**Instructions for the task:** Quote every line below exactly and skip any picture.

**Stored rows:**
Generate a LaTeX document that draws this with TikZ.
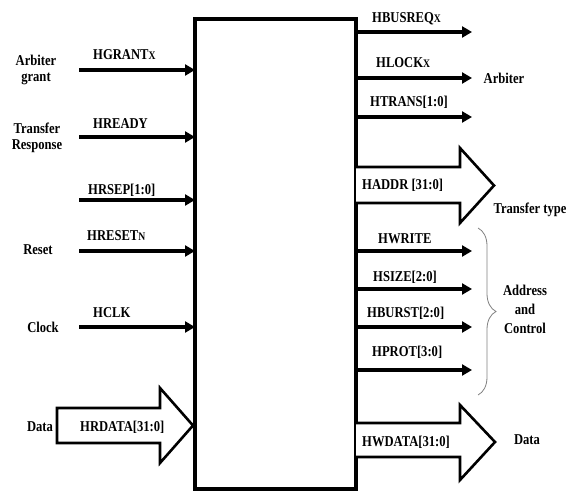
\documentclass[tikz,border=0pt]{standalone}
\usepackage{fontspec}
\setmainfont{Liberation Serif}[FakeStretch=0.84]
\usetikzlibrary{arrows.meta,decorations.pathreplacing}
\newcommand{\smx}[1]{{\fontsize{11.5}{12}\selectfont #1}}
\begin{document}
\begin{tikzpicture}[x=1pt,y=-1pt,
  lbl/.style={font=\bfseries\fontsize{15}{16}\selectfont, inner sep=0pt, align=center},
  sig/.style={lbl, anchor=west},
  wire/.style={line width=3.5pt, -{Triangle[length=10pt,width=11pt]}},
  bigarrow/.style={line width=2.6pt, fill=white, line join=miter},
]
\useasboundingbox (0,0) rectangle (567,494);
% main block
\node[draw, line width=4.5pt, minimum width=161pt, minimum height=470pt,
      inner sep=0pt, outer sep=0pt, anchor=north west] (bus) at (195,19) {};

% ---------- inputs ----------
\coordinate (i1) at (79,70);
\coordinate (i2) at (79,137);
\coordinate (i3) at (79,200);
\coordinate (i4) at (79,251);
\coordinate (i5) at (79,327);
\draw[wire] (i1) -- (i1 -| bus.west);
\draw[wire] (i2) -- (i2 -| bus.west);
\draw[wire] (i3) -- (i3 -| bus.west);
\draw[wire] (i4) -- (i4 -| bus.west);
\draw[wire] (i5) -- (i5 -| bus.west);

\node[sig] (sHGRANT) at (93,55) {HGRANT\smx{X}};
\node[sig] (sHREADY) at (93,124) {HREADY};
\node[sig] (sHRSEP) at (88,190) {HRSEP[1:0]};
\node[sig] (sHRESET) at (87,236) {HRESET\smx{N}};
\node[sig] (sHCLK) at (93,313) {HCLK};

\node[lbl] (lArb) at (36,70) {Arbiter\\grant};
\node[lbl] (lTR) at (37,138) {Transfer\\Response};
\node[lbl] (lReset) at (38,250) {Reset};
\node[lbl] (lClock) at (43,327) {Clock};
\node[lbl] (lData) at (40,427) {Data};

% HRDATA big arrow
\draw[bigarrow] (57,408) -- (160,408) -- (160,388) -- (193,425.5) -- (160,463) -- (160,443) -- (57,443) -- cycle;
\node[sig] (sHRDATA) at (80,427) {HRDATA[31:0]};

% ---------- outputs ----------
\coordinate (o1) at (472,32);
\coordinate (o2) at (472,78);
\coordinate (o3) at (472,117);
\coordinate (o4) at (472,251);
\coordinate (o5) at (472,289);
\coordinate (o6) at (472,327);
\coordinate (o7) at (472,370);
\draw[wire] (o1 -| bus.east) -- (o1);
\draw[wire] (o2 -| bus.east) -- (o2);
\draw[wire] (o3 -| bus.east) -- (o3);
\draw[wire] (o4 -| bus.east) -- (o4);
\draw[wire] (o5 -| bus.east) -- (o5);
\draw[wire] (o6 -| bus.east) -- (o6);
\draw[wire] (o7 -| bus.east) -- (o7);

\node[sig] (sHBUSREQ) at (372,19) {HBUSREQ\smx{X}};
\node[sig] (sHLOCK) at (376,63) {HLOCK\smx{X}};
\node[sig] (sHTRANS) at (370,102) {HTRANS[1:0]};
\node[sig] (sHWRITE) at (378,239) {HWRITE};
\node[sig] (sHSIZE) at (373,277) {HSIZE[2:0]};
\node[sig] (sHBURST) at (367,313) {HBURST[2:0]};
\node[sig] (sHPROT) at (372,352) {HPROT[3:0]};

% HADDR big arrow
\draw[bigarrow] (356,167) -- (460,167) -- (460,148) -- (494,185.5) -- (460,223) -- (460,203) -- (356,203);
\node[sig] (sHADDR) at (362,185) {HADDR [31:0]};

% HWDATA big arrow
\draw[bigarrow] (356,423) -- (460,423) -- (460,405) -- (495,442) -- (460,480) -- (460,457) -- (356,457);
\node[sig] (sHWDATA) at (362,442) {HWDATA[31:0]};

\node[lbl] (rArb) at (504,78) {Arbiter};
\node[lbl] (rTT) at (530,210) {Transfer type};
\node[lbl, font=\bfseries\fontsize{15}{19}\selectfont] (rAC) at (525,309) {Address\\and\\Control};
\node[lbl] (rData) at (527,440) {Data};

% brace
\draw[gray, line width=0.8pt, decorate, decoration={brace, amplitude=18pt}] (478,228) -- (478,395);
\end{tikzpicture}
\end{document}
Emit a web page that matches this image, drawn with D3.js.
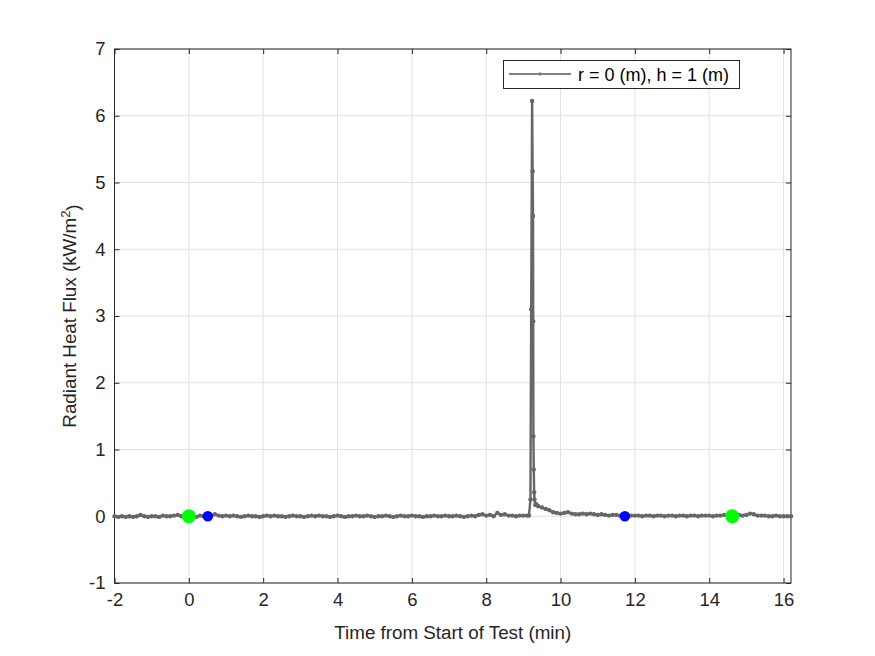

**Correct answer:**
Generate a LaTeX document that draws this with TikZ.
\documentclass[tikz,border=0pt]{standalone}
\usepackage{fontspec}
\setmainfont{Liberation Serif}[FakeStretch=0.84]
\usetikzlibrary{arrows.meta,decorations.pathreplacing}
\newcommand{\smx}[1]{{\fontsize{11.5}{12}\selectfont #1}}
\begin{document}
\begin{tikzpicture}[x=1pt,y=-1pt,
  lbl/.style={font=\bfseries\fontsize{15}{16}\selectfont, inner sep=0pt, align=center},
  sig/.style={lbl, anchor=west},
  wire/.style={line width=3.5pt, -{Triangle[length=10pt,width=11pt]}},
  bigarrow/.style={line width=2.6pt, fill=white, line join=miter},
]
\useasboundingbox (0,0) rectangle (567,494);
% main block
\node[draw, line width=4.5pt, minimum width=161pt, minimum height=470pt,
      inner sep=0pt, outer sep=0pt, anchor=north west] (bus) at (195,19) {};

% ---------- inputs ----------
\coordinate (i1) at (79,70);
\coordinate (i2) at (79,137);
\coordinate (i3) at (79,200);
\coordinate (i4) at (79,251);
\coordinate (i5) at (79,327);
\draw[wire] (i1) -- (i1 -| bus.west);
\draw[wire] (i2) -- (i2 -| bus.west);
\draw[wire] (i3) -- (i3 -| bus.west);
\draw[wire] (i4) -- (i4 -| bus.west);
\draw[wire] (i5) -- (i5 -| bus.west);

\node[sig] (sHGRANT) at (93,55) {HGRANT\smx{X}};
\node[sig] (sHREADY) at (93,124) {HREADY};
\node[sig] (sHRSEP) at (88,190) {HRSEP[1:0]};
\node[sig] (sHRESET) at (87,236) {HRESET\smx{N}};
\node[sig] (sHCLK) at (93,313) {HCLK};

\node[lbl] (lArb) at (36,70) {Arbiter\\grant};
\node[lbl] (lTR) at (37,138) {Transfer\\Response};
\node[lbl] (lReset) at (38,250) {Reset};
\node[lbl] (lClock) at (43,327) {Clock};
\node[lbl] (lData) at (40,427) {Data};

% HRDATA big arrow
\draw[bigarrow] (57,408) -- (160,408) -- (160,388) -- (193,425.5) -- (160,463) -- (160,443) -- (57,443) -- cycle;
\node[sig] (sHRDATA) at (80,427) {HRDATA[31:0]};

% ---------- outputs ----------
\coordinate (o1) at (472,32);
\coordinate (o2) at (472,78);
\coordinate (o3) at (472,117);
\coordinate (o4) at (472,251);
\coordinate (o5) at (472,289);
\coordinate (o6) at (472,327);
\coordinate (o7) at (472,370);
\draw[wire] (o1 -| bus.east) -- (o1);
\draw[wire] (o2 -| bus.east) -- (o2);
\draw[wire] (o3 -| bus.east) -- (o3);
\draw[wire] (o4 -| bus.east) -- (o4);
\draw[wire] (o5 -| bus.east) -- (o5);
\draw[wire] (o6 -| bus.east) -- (o6);
\draw[wire] (o7 -| bus.east) -- (o7);

\node[sig] (sHBUSREQ) at (372,19) {HBUSREQ\smx{X}};
\node[sig] (sHLOCK) at (376,63) {HLOCK\smx{X}};
\node[sig] (sHTRANS) at (370,102) {HTRANS[1:0]};
\node[sig] (sHWRITE) at (378,239) {HWRITE};
\node[sig] (sHSIZE) at (373,277) {HSIZE[2:0]};
\node[sig] (sHBURST) at (367,313) {HBURST[2:0]};
\node[sig] (sHPROT) at (372,352) {HPROT[3:0]};

% HADDR big arrow
\draw[bigarrow] (356,167) -- (460,167) -- (460,148) -- (494,185.5) -- (460,223) -- (460,203) -- (356,203);
\node[sig] (sHADDR) at (362,185) {HADDR [31:0]};

% HWDATA big arrow
\draw[bigarrow] (356,423) -- (460,423) -- (460,405) -- (495,442) -- (460,480) -- (460,457) -- (356,457);
\node[sig] (sHWDATA) at (362,442) {HWDATA[31:0]};

\node[lbl] (rArb) at (504,78) {Arbiter};
\node[lbl] (rTT) at (530,210) {Transfer type};
\node[lbl, font=\bfseries\fontsize{15}{19}\selectfont] (rAC) at (525,309) {Address\\and\\Control};
\node[lbl] (rData) at (527,440) {Data};

% brace
\draw[gray, line width=0.8pt, decorate, decoration={brace, amplitude=18pt}] (478,228) -- (478,395);
\end{tikzpicture}
\end{document}
Emit a web page that matches this image, drawn with D3.js.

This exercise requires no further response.